*Aim of the exercise:*
Repeat the material verbatim and drop the pictures.

begin

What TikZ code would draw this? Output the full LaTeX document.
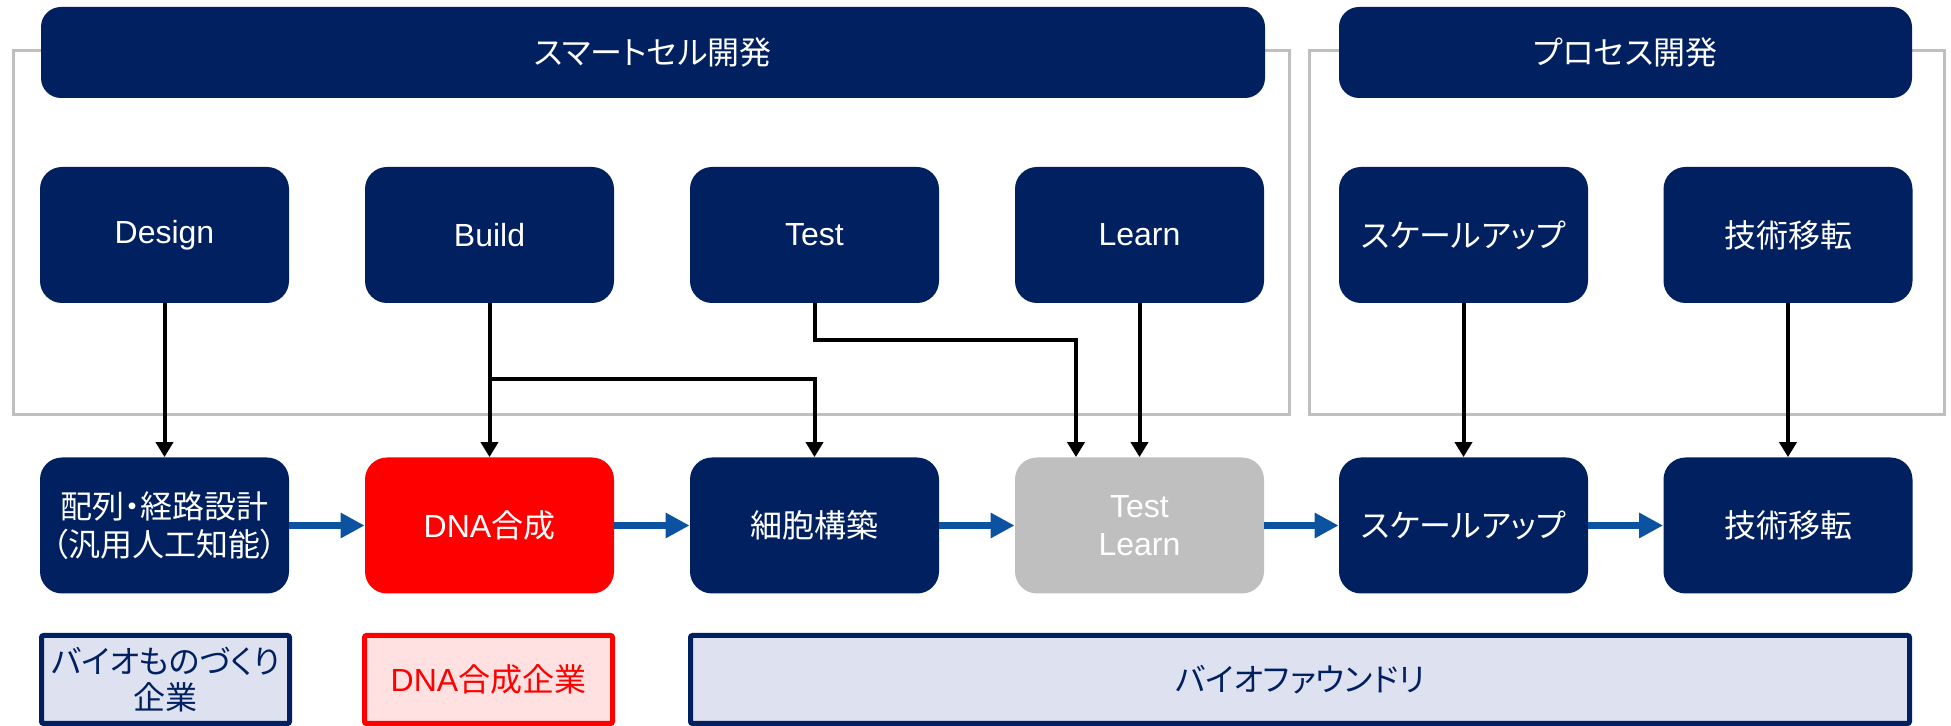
\documentclass[tikz,border=0pt]{standalone}
\usepackage{fontspec}
\setmainfont{Liberation Sans}
\newfontfamily\jp[RawFeature=+palt]{Noto Sans CJK JP}
\usetikzlibrary{arrows.meta}
\definecolor{navy}{HTML}{002060}
\definecolor{flowblue}{HTML}{0B53A0}
\definecolor{framegray}{HTML}{BFBFBF}
\definecolor{lightnavy}{HTML}{DEE1EF}
\definecolor{lightred}{HTML}{FFE1E1}
\definecolor{boxgray}{HTML}{BFBFBF}
\begin{document}
\begin{tikzpicture}[x=0.5pt,y=-0.5pt,
  stage/.style={rounded corners=11pt, minimum width=124.5pt, minimum height=68pt,
    inner sep=0pt, align=center, text=white, fill=navy,
    font=\fontsize{16}{19}\selectfont},
  banner/.style={rounded corners=10pt, minimum height=45.5pt, inner sep=0pt,
    fill=navy, text=white, font=\fontsize{16}{19}\selectfont},
  org/.style={draw=navy, fill=lightnavy, text=navy, line width=2.5pt,
    rounded corners=1pt, minimum width=124pt, minimum height=44pt, inner sep=0pt,
    align=center, font=\fontsize{16}{18}\selectfont},
  frame/.style={draw=framegray, line width=1.5pt},
  flow/.style={draw=flowblue, line width=3.5pt, -{Triangle[length=12pt,width=12pt]}},
  feed/.style={draw=black, line width=2pt, -{Triangle[length=7.5pt,width=8.5pt]}}
]
\useasboundingbox (0,0) rectangle (1951,726);
% frames
\draw[frame] (13,51) rectangle (1289,415);
\draw[frame] (1309,51) rectangle (1944,415);
% banners
\node[banner, minimum width=612pt] (smart) at (653,52.5) {\jp スマートセル開発};
\node[banner, minimum width=286.5pt] (proc) at (1625.5,52.5) {\jp プロセス開発};
% top row
\node[stage] (design) at (164.5,235) {Design};
\node[stage] (build) at (489.5,235) {Build};
\node[stage] (test) at (814.5,235) {Test};
\node[stage] (learn) at (1139.5,235) {Learn};
\node[stage] (scaleT) at (1463.5,235) {\jp スケールアップ};
\node[stage] (transT) at (1788,235) {\jp 技術移転};
% middle row
\node[stage] (seq) at (164.5,525.5) {\jp 配列・経路設計\\\jp （汎用人工知能）};
\node[stage, fill=red] (dna) at (489.5,525.5) {DNA{\jp 合成}};
\node[stage] (cell) at (814.5,525.5) {\jp 細胞構築};
\node[stage, fill=boxgray] (tl) at (1139.5,525.5) {Test\\Learn};
\node[stage] (scaleB) at (1463.5,525.5) {\jp スケールアップ};
\node[stage] (transB) at (1788,525.5) {\jp 技術移転};
% bottom row
\node[org] (bio) at (165.5,679.5) {\jp バイオものづくり\\\jp 企業};
\node[org, draw=red, fill=lightred, text=red] (dnaco) at (488.5,679.5) {DNA{\jp 合成企業}};
\node[org, minimum width=609.5pt] (found) at (1300,679.5) {\jp バイオファウンドリ};
% feed connectors
\coordinate (bj) at (489.5,379);
\coordinate (tj) at (1076,340);
\draw[feed] (design) -- (seq);
\draw[feed] (build) -- (dna);
\draw[feed] (bj) -| (cell.north);
\draw[feed] (test.south) |- (tj) -- (tj |- tl.north);
\draw[feed] (learn) -- (tl);
\draw[feed] (scaleT) -- (scaleB);
\draw[feed] (transT) -- (transB);
% flow arrows
\draw[flow] (seq) -- (dna);
\draw[flow] (dna) -- (cell);
\draw[flow] (cell) -- (tl);
\draw[flow] (tl) -- (scaleB);
\draw[flow] (scaleB) -- (transB);
\end{tikzpicture}
\end{document}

end

*Result below:*
What TikZ code would draw this? Output the full LaTeX document.
\documentclass[tikz,border=0pt]{standalone}
\usepackage{fontspec}
\setmainfont{Liberation Sans}
\newfontfamily\jp[RawFeature=+palt]{Noto Sans CJK JP}
\usetikzlibrary{arrows.meta}
\definecolor{navy}{HTML}{002060}
\definecolor{flowblue}{HTML}{0B53A0}
\definecolor{framegray}{HTML}{BFBFBF}
\definecolor{lightnavy}{HTML}{DEE1EF}
\definecolor{lightred}{HTML}{FFE1E1}
\definecolor{boxgray}{HTML}{BFBFBF}
\begin{document}
\begin{tikzpicture}[x=0.5pt,y=-0.5pt,
  stage/.style={rounded corners=11pt, minimum width=124.5pt, minimum height=68pt,
    inner sep=0pt, align=center, text=white, fill=navy,
    font=\fontsize{16}{19}\selectfont},
  banner/.style={rounded corners=10pt, minimum height=45.5pt, inner sep=0pt,
    fill=navy, text=white, font=\fontsize{16}{19}\selectfont},
  org/.style={draw=navy, fill=lightnavy, text=navy, line width=2.5pt,
    rounded corners=1pt, minimum width=124pt, minimum height=44pt, inner sep=0pt,
    align=center, font=\fontsize{16}{18}\selectfont},
  frame/.style={draw=framegray, line width=1.5pt},
  flow/.style={draw=flowblue, line width=3.5pt, -{Triangle[length=12pt,width=12pt]}},
  feed/.style={draw=black, line width=2pt, -{Triangle[length=7.5pt,width=8.5pt]}}
]
\useasboundingbox (0,0) rectangle (1951,726);
% frames
\draw[frame] (13,51) rectangle (1289,415);
\draw[frame] (1309,51) rectangle (1944,415);
% banners
\node[banner, minimum width=612pt] (smart) at (653,52.5) {\jp スマートセル開発};
\node[banner, minimum width=286.5pt] (proc) at (1625.5,52.5) {\jp プロセス開発};
% top row
\node[stage] (design) at (164.5,235) {Design};
\node[stage] (build) at (489.5,235) {Build};
\node[stage] (test) at (814.5,235) {Test};
\node[stage] (learn) at (1139.5,235) {Learn};
\node[stage] (scaleT) at (1463.5,235) {\jp スケールアップ};
\node[stage] (transT) at (1788,235) {\jp 技術移転};
% middle row
\node[stage] (seq) at (164.5,525.5) {\jp 配列・経路設計\\\jp （汎用人工知能）};
\node[stage, fill=red] (dna) at (489.5,525.5) {DNA{\jp 合成}};
\node[stage] (cell) at (814.5,525.5) {\jp 細胞構築};
\node[stage, fill=boxgray] (tl) at (1139.5,525.5) {Test\\Learn};
\node[stage] (scaleB) at (1463.5,525.5) {\jp スケールアップ};
\node[stage] (transB) at (1788,525.5) {\jp 技術移転};
% bottom row
\node[org] (bio) at (165.5,679.5) {\jp バイオものづくり\\\jp 企業};
\node[org, draw=red, fill=lightred, text=red] (dnaco) at (488.5,679.5) {DNA{\jp 合成企業}};
\node[org, minimum width=609.5pt] (found) at (1300,679.5) {\jp バイオファウンドリ};
% feed connectors
\coordinate (bj) at (489.5,379);
\coordinate (tj) at (1076,340);
\draw[feed] (design) -- (seq);
\draw[feed] (build) -- (dna);
\draw[feed] (bj) -| (cell.north);
\draw[feed] (test.south) |- (tj) -- (tj |- tl.north);
\draw[feed] (learn) -- (tl);
\draw[feed] (scaleT) -- (scaleB);
\draw[feed] (transT) -- (transB);
% flow arrows
\draw[flow] (seq) -- (dna);
\draw[flow] (dna) -- (cell);
\draw[flow] (cell) -- (tl);
\draw[flow] (tl) -- (scaleB);
\draw[flow] (scaleB) -- (transB);
\end{tikzpicture}
\end{document}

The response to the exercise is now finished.